Тренинги свободы | страница 52
Есть вещи, о которых думающим и чувствующим людям забывать не положено. И прежде всего о том, что человек — в физическом и духовном, экзистенциальном и нравственном отношениях — существо в высшей степени хрупкое. И жили эти хрупкие существа при системе, которая собиралась существовать вечно. Ее притязания на вечность великие западные демократии отрицали, но в течение тридцати лет соглашались рассматривать эту установившуюся якобы на века систему как основополагающий фактор мировой политики — что я, разумеется, ни в коей мере не осуждаю, — однако уже одним этим они отнимали всякую надежду у тех немногих, кто не признавал ни претензий системы на вечность, ни вообще ее реальности, поскольку с точки зрения конкретной жизни она выглядела ирреальной. И если из этих немногих уцелели лишь единицы, ибо такого рода позиция не только преследовалась «штази», но и казалась бредовой прагматически мыслящим политикам великих западных демократий, то что могло в этих условиях большинство? У хрупких в физическом и духовном, экзистенциальном и нравственном отношениях существ, лишенных малейшей надежды, в претендующей на вечное бытие системе оставались лишь две возможности. Либо принять систему, тем самым укрепив ее в существующих рамках, либо пытаться ее реформировать, признавая тем самым существующие рамки действительно вечными.

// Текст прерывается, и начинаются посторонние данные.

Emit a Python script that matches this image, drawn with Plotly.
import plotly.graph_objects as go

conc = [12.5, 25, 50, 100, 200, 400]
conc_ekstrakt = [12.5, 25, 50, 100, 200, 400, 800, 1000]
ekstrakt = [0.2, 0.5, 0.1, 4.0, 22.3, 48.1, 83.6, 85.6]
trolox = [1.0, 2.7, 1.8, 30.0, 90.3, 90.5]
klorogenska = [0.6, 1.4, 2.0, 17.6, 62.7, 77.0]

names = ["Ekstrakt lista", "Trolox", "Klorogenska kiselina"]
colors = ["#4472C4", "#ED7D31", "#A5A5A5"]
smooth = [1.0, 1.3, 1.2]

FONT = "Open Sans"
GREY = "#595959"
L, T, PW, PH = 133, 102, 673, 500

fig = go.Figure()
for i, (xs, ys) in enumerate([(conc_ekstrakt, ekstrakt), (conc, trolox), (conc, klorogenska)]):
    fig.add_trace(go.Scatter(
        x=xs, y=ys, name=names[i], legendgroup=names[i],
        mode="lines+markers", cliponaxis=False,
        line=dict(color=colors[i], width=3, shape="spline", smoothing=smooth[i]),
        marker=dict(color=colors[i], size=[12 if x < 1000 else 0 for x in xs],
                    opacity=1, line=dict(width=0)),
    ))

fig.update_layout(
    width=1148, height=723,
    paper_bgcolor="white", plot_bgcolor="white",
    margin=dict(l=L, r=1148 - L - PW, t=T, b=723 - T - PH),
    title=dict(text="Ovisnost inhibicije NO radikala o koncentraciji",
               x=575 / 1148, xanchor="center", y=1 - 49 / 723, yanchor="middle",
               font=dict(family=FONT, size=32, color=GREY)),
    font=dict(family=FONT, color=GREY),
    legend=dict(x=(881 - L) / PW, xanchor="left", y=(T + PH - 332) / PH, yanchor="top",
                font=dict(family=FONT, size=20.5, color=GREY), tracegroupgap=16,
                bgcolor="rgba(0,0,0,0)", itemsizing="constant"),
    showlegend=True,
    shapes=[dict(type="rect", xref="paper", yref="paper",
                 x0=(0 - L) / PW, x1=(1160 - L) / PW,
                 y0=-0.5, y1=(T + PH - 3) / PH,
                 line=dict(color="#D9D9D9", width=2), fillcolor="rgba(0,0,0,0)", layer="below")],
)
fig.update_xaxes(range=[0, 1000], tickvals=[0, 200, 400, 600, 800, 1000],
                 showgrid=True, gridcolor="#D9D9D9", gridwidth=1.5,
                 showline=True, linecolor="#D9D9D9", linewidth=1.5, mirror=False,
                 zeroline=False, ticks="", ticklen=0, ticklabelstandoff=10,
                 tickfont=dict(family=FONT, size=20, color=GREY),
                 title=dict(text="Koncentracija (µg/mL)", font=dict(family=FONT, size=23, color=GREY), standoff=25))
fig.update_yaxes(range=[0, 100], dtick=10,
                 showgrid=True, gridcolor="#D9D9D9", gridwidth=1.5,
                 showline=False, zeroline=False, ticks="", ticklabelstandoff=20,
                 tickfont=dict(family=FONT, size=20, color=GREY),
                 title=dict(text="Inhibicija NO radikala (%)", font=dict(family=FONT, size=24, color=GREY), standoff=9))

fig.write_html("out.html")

Долгое время меж двумя этими невозможностями бессильно метался и я. Для признания системы не было никаких этических оснований, ну а если ты принимал всерьез собственные реформаторские намерения, то делая следующий шаг, уже натыкался на рамки, которые — ради реформирования системы — требовалось взорвать, то есть, глядя на вещи трезво, ты должен был считать себя революционером, а не реформатором. Такой революции хотели многие, и в принципе можно было принять участие в ее подготовке, но только в принципе, а не на практике, ибо военное столкновение двух систем и в самом деле было бы неразумным и ничего подобного Европа, ошеломленная разгромом венгерской революции, позволить себе не могла. Но если и не раньше, то 21 августа 1968 года уж во всяком случае выяснилось и другое, а именно, что даже реформистские движения великие западные демократии с их прагматичной политикой готовы поддерживать, только пока эти движения развиваются тихо-мирно, не выламываясь из рамок системы. Получалось так, что они — пусть по разумным весьма основаниям и скрепя сердце — голосовали все же за принятие системы, а не за реформы. Вот почему с точки зрения нравственной наиболее мрачным периодом в истории коммунизма был не первый, а — спасибо западным демократиям — именно этот второй, то есть наша общая взрослая жизнь.